Geological formation

The Poway Group is a geologic group in San Diego County, Southern California. It preserves fossils dating back to the Paleogene period.

==Poway clasts==
Volcanic clastic rock cobbles of rhyolite, in a sandstone matrix in this area are named Poway clasts.

The ancient Ballena River brought rhyolite-gravel, or "Poway" clasts, from a region in present-day Sonora, Mexico to the Pacific Ocean. Its sediments deposited into an alluvial fan–submarine canyon–submarine fan complex extending for miles offshore. Remnants of submarine fan facies outcrops are found as far west as the northern Channel Islands.

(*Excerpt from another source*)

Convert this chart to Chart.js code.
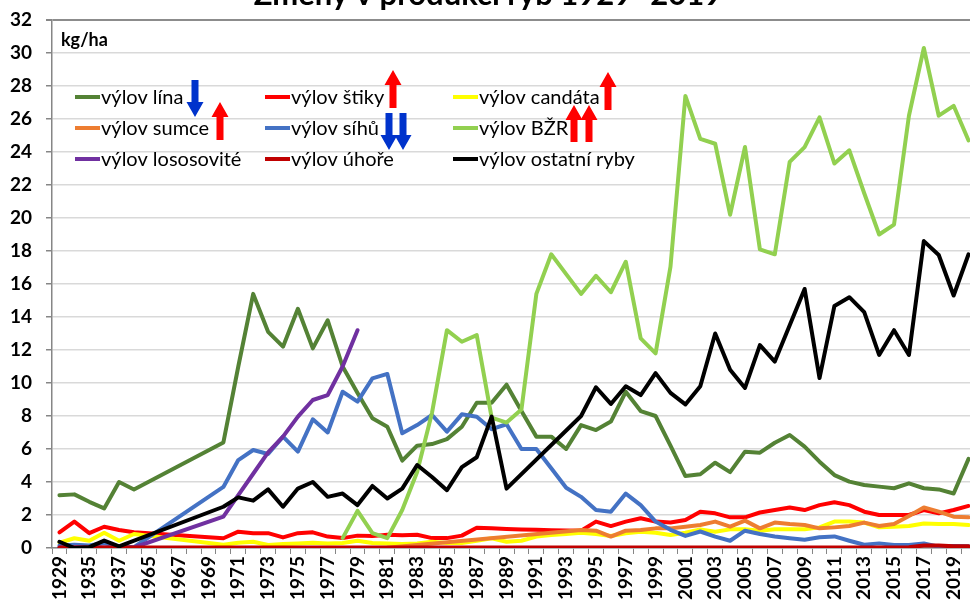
<!DOCTYPE html>
<html><head><meta charset="utf-8">
<script src="https://cdn.jsdelivr.net/npm/chart.js@4.4.1/dist/chart.umd.min.js"></script>
<style>
html,body{margin:0;padding:0;background:#fff;overflow:hidden;width:970px;height:608px;}
#wrap{position:absolute;left:0;top:-22px;width:980px;height:630px;}
</style></head><body>
<div id="wrap"><canvas id="c" width="980" height="630"></canvas></div>
<script>
const TITLE = 'Změny v produkci ryb 1929–2019';
const UNIT = 'kg/ha';
const years = ['1929','1932','1935','1936','1937','1938',
 '1965','1966','1967','1968','1969','1970','1971','1972','1973','1974','1975','1976','1977','1978','1979',
 '1980','1981','1982','1983','1984','1985','1986','1987','1988','1989','1990','1991','1992','1993','1994',
 '1995','1996','1997','1998','1999','2000','2001','2002','2003','2004','2005','2006','2007','2008','2009',
 '2010','2011','2012','2013','2014','2015','2016','2017','2018','2019','2020'];
const yTicks = {min:0, max:32, step:2};

const seriesNames = ['výlov lína','výlov štiky','výlov candáta','výlov sumce','výlov síhů','výlov BŽR','výlov lososovité','výlov úhoře','výlov ostatní ryby'];

const lina = [3.2,3.25,2.8,2.4,4.0,3.55,null,null,null,null,null,6.4,11.0,15.4,13.1,12.2,14.5,12.1,13.8,11.0,9.4,7.86,7.35,5.3,6.2,6.3,6.6,7.35,8.8,8.8,9.9,8.3,6.75,6.75,6.0,7.45,7.15,7.66,9.47,8.3,8.0,6.2,4.36,4.47,5.17,4.6,5.84,5.78,6.38,6.85,6.14,5.23,4.42,4.02,3.82,3.72,3.62,3.92,3.62,3.55,3.3,5.4];
const stiky = [0.95,1.6,0.9,1.29,1.09,0.95,null,null,null,null,null,0.59,0.99,0.9,0.9,0.64,0.9,0.95,0.69,0.6,0.75,0.72,0.8,0.78,0.8,0.6,0.6,0.75,1.23,1.19,1.15,1.12,1.1,1.08,1.06,1.05,1.6,1.33,1.6,1.8,1.6,1.55,1.7,2.2,2.1,1.86,1.86,2.15,2.3,2.46,2.3,2.6,2.77,2.6,2.2,2.0,2.0,2.0,2.3,2.1,2.3,2.55];
const candata = [0.32,0.59,0.44,0.93,0.44,0.85,null,null,null,null,null,0.2,0.32,0.38,0.18,0.24,0.28,0.32,0.28,0.3,0.44,0.3,0.28,0.25,0.28,0.38,0.3,0.3,0.44,0.59,0.38,0.44,0.69,0.79,0.85,0.93,0.85,0.73,0.89,0.99,0.93,0.79,0.93,1.13,0.99,1.13,1.13,1.05,1.13,1.13,1.13,1.25,1.6,1.6,1.54,1.25,1.29,1.33,1.49,1.45,1.45,1.39];
const sumce = [null,null,null,null,null,null,null,null,null,null,null,null,null,null,null,null,null,null,null,null,null,null,0.02,null,null,null,null,null,null,null,null,null,null,null,null,1.09,1.05,0.69,1.05,1.09,1.19,1.19,1.29,1.39,1.6,1.29,1.66,1.19,1.54,1.45,1.39,1.19,1.25,1.33,1.54,1.33,1.45,1.94,2.46,2.2,1.9,1.86];
const sihu = [0.15,0.2,0.15,0.3,0.1,0.05,null,null,null,null,null,3.7,5.33,5.94,5.7,6.75,5.84,7.8,7.0,9.47,8.87,10.28,10.55,6.95,7.45,8.06,7.05,8.1,7.96,7.2,7.5,6.0,6.0,4.83,3.65,3.1,2.3,2.2,3.3,2.6,1.6,1.1,0.73,1.0,0.69,0.44,1.05,0.85,0.7,0.59,0.5,0.65,0.7,0.44,0.2,0.28,0.18,0.18,0.28,0.08,0.12,0.1];
const bzr = [null,null,null,null,null,null,null,null,null,null,null,null,null,null,null,null,null,null,null,0.6,2.25,0.9,0.6,2.3,4.6,8.2,13.2,12.5,12.9,7.9,7.6,8.4,15.4,17.8,16.6,15.4,16.5,15.5,17.35,12.7,11.8,17.05,27.4,24.8,24.5,20.2,24.3,18.1,17.8,23.4,24.3,26.1,23.3,24.1,21.5,19.0,19.6,26.2,30.3,26.2,26.8,24.7];
const lososovite = [0.03,0.03,0.03,0.03,0.03,0.03,null,null,null,null,null,1.9,3.2,4.5,5.8,6.75,7.96,8.97,9.27,11.0,13.2,null,null,null,null,null,null,null,null,null,null,null,null,null,null,null,null,null,null,null,null,null,null,null,null,null,null,null,null,null,null,null,null,null,null,null,null,null,null,null,null,null];
const uhore = [0.03,0.03,0.03,0.03,0.03,0.03,null,null,null,null,null,0.03,0.03,0.03,0.03,0.03,0.03,0.03,0.03,0.03,0.03,0.03,0.03,0.03,0.03,0.03,0.03,0.03,0.03,0.03,0.03,0.03,0.03,0.03,0.03,0.03,0.03,0.03,0.03,0.03,0.03,0.03,0.03,0.03,0.03,0.03,0.03,0.03,0.03,0.03,0.03,0.03,0.03,0.03,0.03,0.03,0.03,0.05,0.15,0.15,0.1,0.1];
const ostatni = [0.38,0,0.05,0.45,0.1,null,null,null,null,null,null,2.5,3.07,2.87,3.55,2.5,3.6,4.0,3.1,3.3,2.6,3.76,3.0,3.6,5.03,4.3,3.5,4.9,5.5,7.96,3.6,null,null,null,null,8.0,9.74,8.73,9.8,9.27,10.6,9.4,8.7,9.8,13.0,10.8,9.7,12.3,11.3,13.5,15.7,10.3,14.67,15.2,14.3,11.7,13.2,11.7,18.6,17.76,15.3,17.8];

const seriesValues = [lina, stiky, candata, sumce, sihu, bzr, lososovite, uhore, ostatni];
const seriesColors = ['#548235','#FF0000','#FFFF00','#ED7D31','#4472C4','#92D050','#7030A0','#C00000','#000000'];

Chart.defaults.font.family = 'Lato';
Chart.defaults.color = '#000';

const OFFY = 22; // canvas is shifted up by this many pixels

const overlay = {
  id: 'overlay',
  afterDraw(chart) {
    const ctx = chart.ctx;
    ctx.save();
    ctx.font = 'bold 18px Lato';
    ctx.fillStyle = '#000';
    ctx.textBaseline = 'middle';
    ctx.textAlign = 'left';
    ctx.fillText(UNIT, 61, 40 + OFFY);
    const cols = [75, 265, 453];
    const rows = [97, 128, 159];
    chart.data.datasets.forEach((ds, i) => {
      const x = cols[i % 3], y = rows[Math.floor(i / 3)] + OFFY;
      ctx.strokeStyle = ds.borderColor;
      ctx.lineWidth = 4;
      ctx.beginPath(); ctx.moveTo(x, y); ctx.lineTo(x + 25, y); ctx.stroke();
      ctx.font = '20px Lato';
      ctx.fillStyle = '#000';
      ctx.fillText(ds.label, x + 26, y + 1);
    });
    const RED = '#FF0000', BLUE = '#0033CC';
    const arrows = [
      {x:195, top:80, bottom:117, up:false, c:BLUE},
      {x:393, top:70, bottom:108, up:true, c:RED},
      {x:608, top:72, bottom:110, up:true, c:RED},
      {x:220, top:102, bottom:140, up:true, c:RED},
      {x:389, top:113, bottom:150, up:false, c:BLUE},
      {x:403, top:113, bottom:150, up:false, c:BLUE},
      {x:574, top:105, bottom:142, up:true, c:RED},
      {x:589, top:105, bottom:142, up:true, c:RED}
    ];
    arrows.forEach(a => {
      const sw = 3.5, hw = 8.5, hl = 15;
      const t = a.top + OFFY, b = a.bottom + OFFY;
      ctx.fillStyle = a.c;
      ctx.beginPath();
      if (a.up) {
        ctx.moveTo(a.x, t);
        ctx.lineTo(a.x + hw, t + hl);
        ctx.lineTo(a.x + sw, t + hl);
        ctx.lineTo(a.x + sw, b);
        ctx.lineTo(a.x - sw, b);
        ctx.lineTo(a.x - sw, t + hl);
        ctx.lineTo(a.x - hw, t + hl);
      } else {
        ctx.moveTo(a.x, b);
        ctx.lineTo(a.x + hw, b - hl);
        ctx.lineTo(a.x + sw, b - hl);
        ctx.lineTo(a.x + sw, t);
        ctx.lineTo(a.x - sw, t);
        ctx.lineTo(a.x - sw, b - hl);
        ctx.lineTo(a.x - hw, b - hl);
      }
      ctx.closePath();
      ctx.fill();
    });
    ctx.restore();
  }
};

const datasets = seriesNames.map((name, i) => ({
  label: name,
  data: seriesValues[i],
  borderColor: seriesColors[i],
  backgroundColor: seriesColors[i],
  borderWidth: 4,
  pointRadius: 0,
  tension: 0,
  spanGaps: true,
  fill: false,
  order: seriesNames.length - i
}));

new Chart(document.getElementById('c'), {
  type: 'line',
  data: { labels: years, datasets },
  plugins: [overlay],
  options: {
    responsive: false,
    animation: false,
    devicePixelRatio: 1,
    layout: { padding: { left: 0, right: 4, top: 0, bottom: 0 } },
    plugins: {
      legend: { display: false },
      tooltip: { enabled: false },
      title: { display: true, text: TITLE, color: '#000',
        font: { size: 31, weight: 'bold', family: 'Lato', lineHeight: 1.0 },
        padding: { top: 1.5, bottom: 9.5 } }
    },
    elements: { line: { borderCapStyle: 'round', borderJoinStyle: 'round' } },
    scales: {
      x: {
        type: 'category',
        offset: true,
        grid: { offset: true, drawOnChartArea: false, drawTicks: true, tickLength: 6, tickColor: '#868686' },
        border: { color: '#868686', width: 1.5 },
        ticks: { autoSkip: false, maxRotation: 90, minRotation: 90, padding: 2,
          font: { size: 19, weight: 'bold' }, color: '#000',
          callback: (v, i) => (i % 2 === 0 ? years[i] : '') },
        afterFit(s) { s.height = 60; s.paddingLeft = 0; s.paddingRight = 0; }
      },
      y: {
        min: yTicks.min, max: yTicks.max,
        ticks: { stepSize: yTicks.step, padding: 14, font: { size: 19, weight: 'bold' }, color: '#000' },
        grid: {
          color: c => (c.tick && c.tick.value === yTicks.max ? '#8c8c8c' : '#d9d9d9'),
          lineWidth: c => (c.tick && c.tick.value === yTicks.max ? 2 : 1.5),
          tickLength: 6, tickColor: '#868686'
        },
        border: { color: '#868686', width: 1.5 },
        afterFit(s) { s.width = 52; }
      }
    }
  }
});
</script>
</body></html>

Inland Ballena River deposits outcrop discontinuously over 16 mi in a west-southwest trend from Whale Mountain to San Vicente Reservoir; here, the river was up to 2 mi in width through the Peninsular Ranges.

==Stratigraphy==
Kennedy and Moore (1971) describe a stratigraphy of up to three geologic formations: Stadium Conglomerate, Mission Valley Formation, and the later-named Pomerado Conglomerate. The basal unit is the Stadium Conglomerate. The Stadium Conglomerate is overlain by the Mission Valley Formation. The Mission Valley Formation is overlain by the Pomerado Conglomerate.